The most powerful changes, according to experts and growers, could happen at the retail level. Bowles Farming Company CEO Michael says he’d like to see a streamlined supply chain. Growers could work with local retailers and plant a set number of acres at a guaranteed price (currently, they work with marketing agents and the price isn’t set).
Another idea is for retailers to buy entire fields from growers so that they would own the entire crop, said Baker, the study’s author. This could incentivize more supermarket chains to create imperfect or grade B produce sections (several already do). The retailer could also process the imperfect or surplus produce into salsa, juices, and other value-added products for use in its own private label.
“What we really need is new ideas, a different way of thinking about it.
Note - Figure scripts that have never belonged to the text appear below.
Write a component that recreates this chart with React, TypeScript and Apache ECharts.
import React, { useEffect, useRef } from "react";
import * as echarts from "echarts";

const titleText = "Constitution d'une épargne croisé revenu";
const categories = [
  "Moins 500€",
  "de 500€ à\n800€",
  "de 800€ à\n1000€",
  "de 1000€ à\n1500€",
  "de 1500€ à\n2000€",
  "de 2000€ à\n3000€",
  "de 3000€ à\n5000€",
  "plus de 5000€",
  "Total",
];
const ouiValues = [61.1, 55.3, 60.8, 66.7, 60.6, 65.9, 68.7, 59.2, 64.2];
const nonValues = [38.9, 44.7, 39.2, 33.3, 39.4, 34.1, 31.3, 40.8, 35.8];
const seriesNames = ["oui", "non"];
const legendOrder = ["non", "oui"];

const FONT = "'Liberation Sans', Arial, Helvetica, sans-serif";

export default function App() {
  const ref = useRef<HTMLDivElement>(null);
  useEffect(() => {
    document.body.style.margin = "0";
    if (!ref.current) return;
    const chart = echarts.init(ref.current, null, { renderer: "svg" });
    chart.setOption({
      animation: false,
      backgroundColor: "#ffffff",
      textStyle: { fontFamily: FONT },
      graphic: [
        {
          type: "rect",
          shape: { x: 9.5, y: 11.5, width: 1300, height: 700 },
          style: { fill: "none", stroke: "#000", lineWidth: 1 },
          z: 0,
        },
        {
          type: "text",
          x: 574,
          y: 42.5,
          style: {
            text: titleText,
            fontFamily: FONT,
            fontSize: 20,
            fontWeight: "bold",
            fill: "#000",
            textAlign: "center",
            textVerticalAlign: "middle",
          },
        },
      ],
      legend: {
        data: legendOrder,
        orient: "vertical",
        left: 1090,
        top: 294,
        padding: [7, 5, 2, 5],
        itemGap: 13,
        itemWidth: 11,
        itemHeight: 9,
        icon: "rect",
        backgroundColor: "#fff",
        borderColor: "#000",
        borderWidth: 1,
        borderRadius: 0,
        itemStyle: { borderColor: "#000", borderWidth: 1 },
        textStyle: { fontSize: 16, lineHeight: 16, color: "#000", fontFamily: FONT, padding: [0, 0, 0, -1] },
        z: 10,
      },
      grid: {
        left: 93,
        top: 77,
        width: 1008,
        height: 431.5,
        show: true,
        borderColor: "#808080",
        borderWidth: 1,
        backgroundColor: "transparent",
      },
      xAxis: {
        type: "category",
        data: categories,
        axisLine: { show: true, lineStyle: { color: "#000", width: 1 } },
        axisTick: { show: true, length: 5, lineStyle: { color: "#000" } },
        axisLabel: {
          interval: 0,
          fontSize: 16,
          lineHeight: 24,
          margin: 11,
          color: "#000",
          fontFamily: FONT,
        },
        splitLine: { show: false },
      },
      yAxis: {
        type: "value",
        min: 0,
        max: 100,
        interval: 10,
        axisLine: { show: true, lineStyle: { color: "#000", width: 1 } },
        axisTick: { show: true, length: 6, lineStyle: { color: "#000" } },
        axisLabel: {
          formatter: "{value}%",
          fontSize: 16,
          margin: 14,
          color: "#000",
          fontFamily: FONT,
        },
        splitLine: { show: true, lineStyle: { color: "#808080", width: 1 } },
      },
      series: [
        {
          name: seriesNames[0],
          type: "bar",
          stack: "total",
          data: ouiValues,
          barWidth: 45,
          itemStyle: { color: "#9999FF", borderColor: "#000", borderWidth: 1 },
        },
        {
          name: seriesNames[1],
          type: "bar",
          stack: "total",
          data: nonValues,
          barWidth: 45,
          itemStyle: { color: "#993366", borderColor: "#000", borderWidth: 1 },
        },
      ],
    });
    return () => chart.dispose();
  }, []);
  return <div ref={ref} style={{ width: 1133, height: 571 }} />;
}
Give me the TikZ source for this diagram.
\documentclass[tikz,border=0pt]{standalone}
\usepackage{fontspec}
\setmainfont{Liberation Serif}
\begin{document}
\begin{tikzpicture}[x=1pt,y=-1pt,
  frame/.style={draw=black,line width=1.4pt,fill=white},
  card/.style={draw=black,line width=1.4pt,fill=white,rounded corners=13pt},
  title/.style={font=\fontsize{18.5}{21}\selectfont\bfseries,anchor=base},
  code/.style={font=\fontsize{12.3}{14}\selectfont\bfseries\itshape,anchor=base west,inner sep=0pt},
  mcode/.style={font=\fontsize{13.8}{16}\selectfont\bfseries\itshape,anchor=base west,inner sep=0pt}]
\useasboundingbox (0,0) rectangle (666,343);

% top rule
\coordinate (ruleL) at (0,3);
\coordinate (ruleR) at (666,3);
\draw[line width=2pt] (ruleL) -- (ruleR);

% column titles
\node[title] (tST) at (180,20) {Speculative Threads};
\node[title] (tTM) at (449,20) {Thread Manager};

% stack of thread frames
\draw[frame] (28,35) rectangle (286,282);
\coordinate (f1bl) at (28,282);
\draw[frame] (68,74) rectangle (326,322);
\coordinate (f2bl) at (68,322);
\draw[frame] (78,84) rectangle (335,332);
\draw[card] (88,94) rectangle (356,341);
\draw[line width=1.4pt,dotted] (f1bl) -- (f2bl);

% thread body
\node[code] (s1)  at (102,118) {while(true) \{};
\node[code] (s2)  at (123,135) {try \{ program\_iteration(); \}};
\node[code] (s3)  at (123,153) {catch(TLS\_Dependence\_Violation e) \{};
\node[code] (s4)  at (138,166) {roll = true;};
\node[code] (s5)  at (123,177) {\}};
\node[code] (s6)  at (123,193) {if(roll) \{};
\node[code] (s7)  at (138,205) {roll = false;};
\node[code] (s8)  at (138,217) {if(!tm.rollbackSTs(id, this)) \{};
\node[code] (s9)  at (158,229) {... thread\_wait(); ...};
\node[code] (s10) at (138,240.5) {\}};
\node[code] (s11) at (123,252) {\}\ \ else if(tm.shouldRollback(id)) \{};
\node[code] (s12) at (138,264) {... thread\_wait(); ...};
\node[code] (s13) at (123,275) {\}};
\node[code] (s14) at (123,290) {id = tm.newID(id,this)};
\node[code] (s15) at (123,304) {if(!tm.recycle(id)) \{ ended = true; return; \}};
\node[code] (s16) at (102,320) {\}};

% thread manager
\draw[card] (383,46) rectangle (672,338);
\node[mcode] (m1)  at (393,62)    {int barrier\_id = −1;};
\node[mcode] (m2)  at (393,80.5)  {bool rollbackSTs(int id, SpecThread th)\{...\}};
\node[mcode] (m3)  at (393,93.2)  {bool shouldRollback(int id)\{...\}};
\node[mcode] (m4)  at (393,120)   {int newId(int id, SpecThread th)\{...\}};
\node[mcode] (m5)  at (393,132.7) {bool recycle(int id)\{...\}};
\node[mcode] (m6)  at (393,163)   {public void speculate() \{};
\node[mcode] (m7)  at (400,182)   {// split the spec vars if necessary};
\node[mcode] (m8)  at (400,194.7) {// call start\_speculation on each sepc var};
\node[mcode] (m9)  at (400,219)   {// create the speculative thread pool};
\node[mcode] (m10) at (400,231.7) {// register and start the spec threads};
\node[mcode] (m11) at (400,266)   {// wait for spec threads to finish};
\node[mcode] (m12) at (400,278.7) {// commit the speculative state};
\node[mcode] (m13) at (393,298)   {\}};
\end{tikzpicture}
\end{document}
Right now, all the players do what makes economic sense for them,” Baker said.
But buying and marketing imperfect produce at a discount isn’t ideal, said Gunders. “It doesn’t cost any less to get this product to market,” she said. “The idea that it should be discounted is a little flawed.”
Gunders wants to see the cosmetically perfect and the “imperfect” pieces sold together. “We should have different shapes and colors of peaches, for example, because that’s what peaches do, that’s how peaches grow. It’s the mixed beauty that nature provides,” she said. “Imperfect produce needs to go through the main channel for more of it to be accepted. The farms are massive and that’s the only way we will sell more product and move the needle on food loss.”